But this is New York, and romance is just a name on a language department.

Mr Gordon is shown at a north-facing window in his apartment, which, as I’ve known for decades, was at 10 Gracie Square — that last block of East 84th Street between East End Avenue and the East River. How did I know? Did my father tell me that? My father thought the world of Al Gordon. Everybody did. Anybody who didn’t must have thrown himself off a building in 1929.

The treetops are rooted in Carl Schurz Park. Regular readers will have seen them countless times.

To the left of Mr Gordon’s jesting head is 120 East End Avenue. This very handsome building, which I used to dream of living in someday, was built by Vincent Astor, who developed several blocks of luxury flats in the neighborhood back in the Twenties, when Germantown was becoming Yorkville. This is where Brooke Astor lived when Mr Astor was still alive. She had already lived nearby, at 1 Gracie Square, with her second husband, Mr Marshall. (The same Mr Marshall who was not-repeat-not the father of celebrity defendant Tony Marshall, né Kuser.) It seems positively bohemian of Mrs Astor to have strayed so far from Fifth and Park Avenues, but then it wasn’t her choice. She parked herself on Park when she finally had her druthers.

The building at the right-hand edge of the photograph is 170 East End Avenue, and it is no longer under construction.
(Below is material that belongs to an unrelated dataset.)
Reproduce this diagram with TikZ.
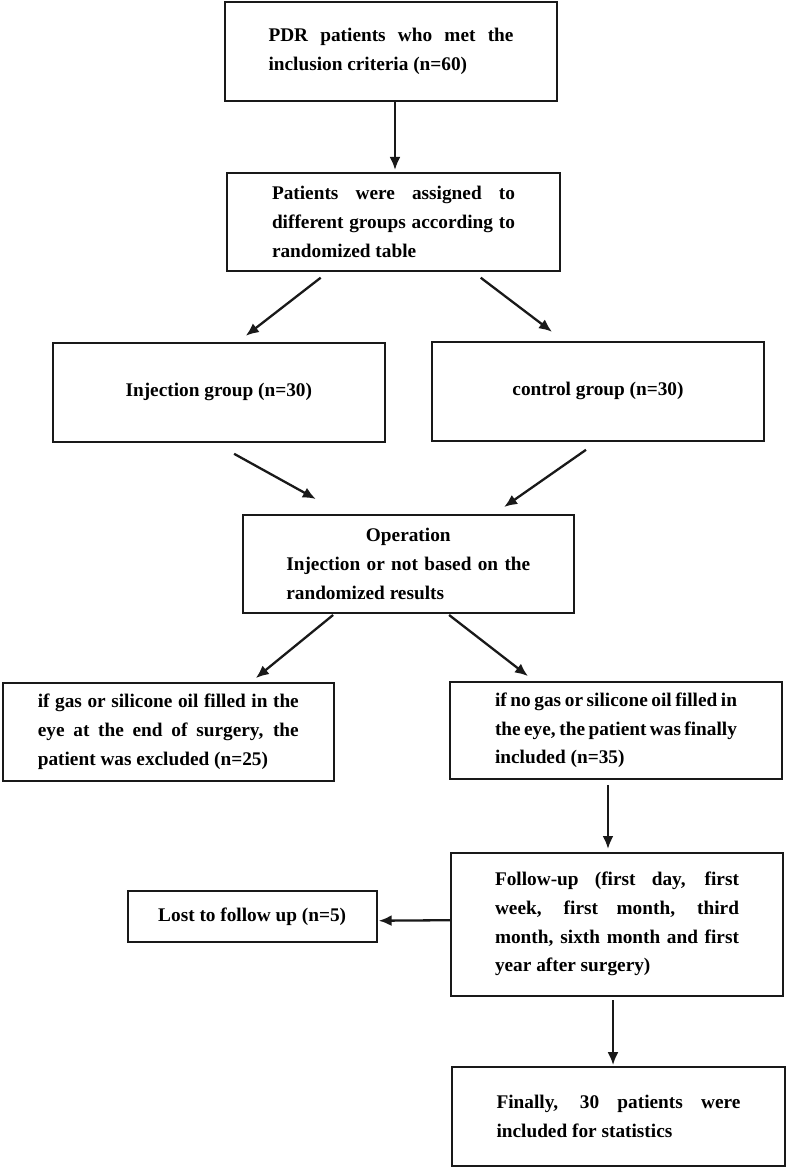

I don’t think that many people live there, but the external elevators were dismantled a while ago, not long before I saw a doorman-type person help a lady with two shopping bags get out of a taxi.

170 stands on the site of the former Doctors’ Hospital, which was famous, before its absorption into the Beth Israel galaxy, as a place to go and dry out. Or to recover from the vapors. In its Beth Israel days, Quintana Roo Dunne was hospitalized there with the dread infection that would later kill her. It was after a visit to her bedside that her father, John Gregory Dunne, collapsed and died in his apartment overlooking St James the Ugly. 

(This is nothing if not a small town.)

For about a year, round about the time that this photograph was taken of Al Gordon at home, construction at 170 East End Avenue stalled. Nothing happened for a very long time. I like to tell people now that the builders had “financing problems.” In fact I have no idea whatsoever of what it was that stopped the work. For all I know, a Viking burial mound was uncovered in the basement, requiring months of tedious dusting with the kind of brushes that used to be attached to those circular typewriter erasers. But when I say, “they had financing problems,” my interlocutors nod sagely, as if I’d just come from the very bank.  

One likes to think that Al Gordon knew.